Leading the church is a demanding task. There will be times when you come home late because of the work pastoring demands. The problem is when those seasons become the norm instead of the exception, and we spend more time investing in our churches than in our families.
This temptation is easier to succumb to if we don’t center our identity in the gospel but instead in being a pastor. Now the success of our church – in its ministries, numbers, or simply how we want our congregants to view us – becomes the thing for which we live and, consequently, that which we give the bulk of our time.
It’s no secret many churches both big and small are led by unhealthy pastors who’ve made their local church a priority over and above their marriages and families.

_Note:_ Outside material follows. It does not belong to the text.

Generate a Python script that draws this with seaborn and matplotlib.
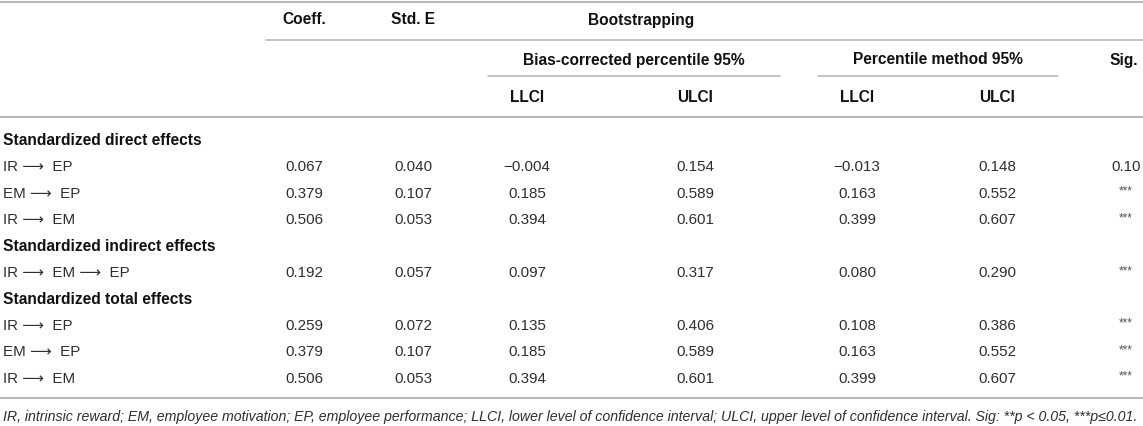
"""
Mediation table: direct, indirect and total effects with bootstrap CIs
"""

import matplotlib.pyplot as plt
import seaborn as sns
import pandas as pd

# table values
sections = ["Standardized direct effects",
            "Standardized indirect effects",
            "Standardized total effects"]
section_sizes = [3, 1, 3]
paths = [["IR", "EP"], ["EM", "EP"], ["IR", "EM"],
         ["IR", "EM", "EP"],
         ["IR", "EP"], ["EM", "EP"], ["IR", "EM"]]
coeff = [0.067, 0.379, 0.506, 0.192, 0.259, 0.379, 0.506]
std_e = [0.040, 0.107, 0.053, 0.057, 0.072, 0.107, 0.053]
bc_llci = [-0.004, 0.185, 0.394, 0.097, 0.135, 0.185, 0.394]
bc_ulci = [0.154, 0.589, 0.601, 0.317, 0.406, 0.589, 0.601]
pm_llci = [-0.013, 0.163, 0.399, 0.080, 0.108, 0.163, 0.399]
pm_ulci = [0.148, 0.552, 0.607, 0.290, 0.386, 0.552, 0.607]
sig = ["0.10", "***", "***", "***", "***", "***", "***"]

footnote = ("IR, intrinsic reward; EM, employee motivation; EP, employee performance; "
            "LLCI, lower level of confidence interval; ULCI, upper level of confidence "
            "interval. Sig: **p < 0.05, ***p\u22640.01.")

df = pd.DataFrame({"path": [" \u27f6  ".join(p) for p in paths],
                   "Coeff.": coeff, "Std. E": std_e,
                   "bc_llci": bc_llci, "bc_ulci": bc_ulci,
                   "pm_llci": pm_llci, "pm_ulci": pm_ulci, "Sig.": sig})

sns.set_theme(style="white")
plt.rcParams["font.family"] = ["Liberation Sans", "DejaVu Sans"]

TXT = "#2e2e2e"
RULE = "#b4b4b4"
FS = 10.9
FSB = 11.2

fig = plt.figure(figsize=(11.43, 4.27), dpi=100)
ax = fig.add_axes([0, 0, 1, 1])
ax.set_xlim(0, 1143)
ax.set_ylim(427, 0)
ax.axis("off")

# column centres (pixels)
col_x = {"Coeff.": 304, "Std. E": 413, "bc_llci": 527, "bc_ulci": 695,
         "pm_llci": 857, "pm_ulci": 997, "Sig.": 1126}


def fmt(v):
    s = "%.3f" % abs(v)
    return ("\u2212" + s) if v < 0 else s


# rules
ax.plot([0, 1143], [3, 3], color=RULE, lw=1.4)
ax.plot([266, 1143], [41, 41], color=RULE, lw=1.1)
ax.plot([488, 780], [77, 77], color=RULE, lw=1.1)
ax.plot([818, 1058], [77, 77], color=RULE, lw=1.1)
ax.plot([0, 1143], [118, 118], color=RULE, lw=1.4)
ax.plot([0, 1143], [399, 399], color=RULE, lw=1.4)

# headers
hd = dict(fontsize=FSB, fontweight="bold", color="#111111", va="center")
ax.text(col_x["Coeff."], 20, "Coeff.", ha="center", **hd)
ax.text(col_x["Std. E"], 20, "Std. E", ha="center", **hd)
ax.text(588, 20, "Bootstrapping", ha="left", **hd)
ax.text(634, 60, "Bias-corrected percentile 95%", ha="center", **hd)
ax.text(938, 60, "Percentile method 95%", ha="center", **hd)
ax.text(1124, 60, "Sig.", ha="center", **hd)
for key, lab in [("bc_llci", "LLCI"), ("bc_ulci", "ULCI"),
                 ("pm_llci", "LLCI"), ("pm_ulci", "ULCI")]:
    ax.text(col_x[key], 97, lab, ha="center", **hd)

# body
y0, dy = 141, 26.4
line = 0
r = 0
for sec, n in zip(sections, section_sizes):
    y = y0 + dy * line
    ax.text(3, y, sec, ha="left", **hd)
    line += 1
    for _ in range(n):
        y = y0 + dy * line
        row = df.iloc[r]
        ax.text(3, y, row["path"], ha="left", va="center", fontsize=FS, color=TXT)
        for key in ["Coeff.", "Std. E", "bc_llci", "bc_ulci", "pm_llci", "pm_ulci"]:
            ax.text(col_x[key], y, fmt(row[key]), ha="center", va="center",
                    fontsize=FS, color=TXT)
        if row["Sig."] == "***":
            ax.text(col_x["Sig."], y - 2, "***", ha="center", va="center",
                    fontsize=8.5, color="#555555")
        else:
            ax.text(col_x["Sig."], y, row["Sig."], ha="center", va="center",
                    fontsize=FS, color=TXT)
        line += 1
        r += 1

ax.text(3, 417, footnote, ha="left", va="center", fontsize=10.2,
        style="italic", color=TXT)

plt.savefig("out.png", dpi=100)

This can be especially true of church planters who work feverishly to get their local church off the ground.
But a brave pastor invests in his family. He pours into his wife, his kids. A brave pastor knows his home is the first church he pastors. That’s why one of the elder qualifications in 1 Tim. 3:4 is that “he must manage his own household well.” A healthy pastor must lead the little church (family) before he leads the big church. A brave pastor consistently fights the pull of ministry, the ache that things need to be done (by only him), and the siren’s call that tells him his identity is anchored to the “success” of his church.
Conversely, unhealthy pastors make excuses for their inattentiveness at home. They can easily guilt their spouses saying the church must have this or that from their leadership in order for things to work. They can also drop the God bomb on them: “Listen honey, this is why I’m the pastor God called to this church!” Well, who’s to argue with him when it’s put that way? To call his judgment into question is equated to lack of faith, spiritual immaturity, or flat out rebellion against God. However, let the record show this type of reasoning isn’t the sign of his spiritual greatness but his weakness, manipulation, and cowardice.
Listen men, the local church can get another pastor, but your wife has only one husband, your kids only one father. If you’re going to cheat on someone, cheat on the idea that you have to be doing ministry/church 24/7. You don’t. Cheat on “the ministry” so you won’t cheat on your family. Make your home a priority in your schedule. Continue to date your wife. Make memories with your kids. Don’t play quality time over quantity time. Do both well. Lead your family at home so they won’t resent ministry but see it all as a blessing from God. It bears repeating. Lead your little church (family) in order to better lead your big church.
If your spouse ever says, “How come the church gets the best of you – your energy, your creativity, and your attention – but at home we get the crumbs?” You might want to consider cheating on the ministry so you can give your family what they deserve. I should know. This is what my wife said to me. And she was right. I was cheating on the wrong group.
I’ll give you one more reason not to cheat on your spouse with the church. The church is already Someone else’s Bride. That seat is filled by the Lord Christ himself (cf., Rev. 19:7-10, 2 Cor. 11:2). You play your role as pastor not Savior. Remember, your legacy as a pastor is just as defined by the family you love as the church you lead.
Brave pastors invest in their family.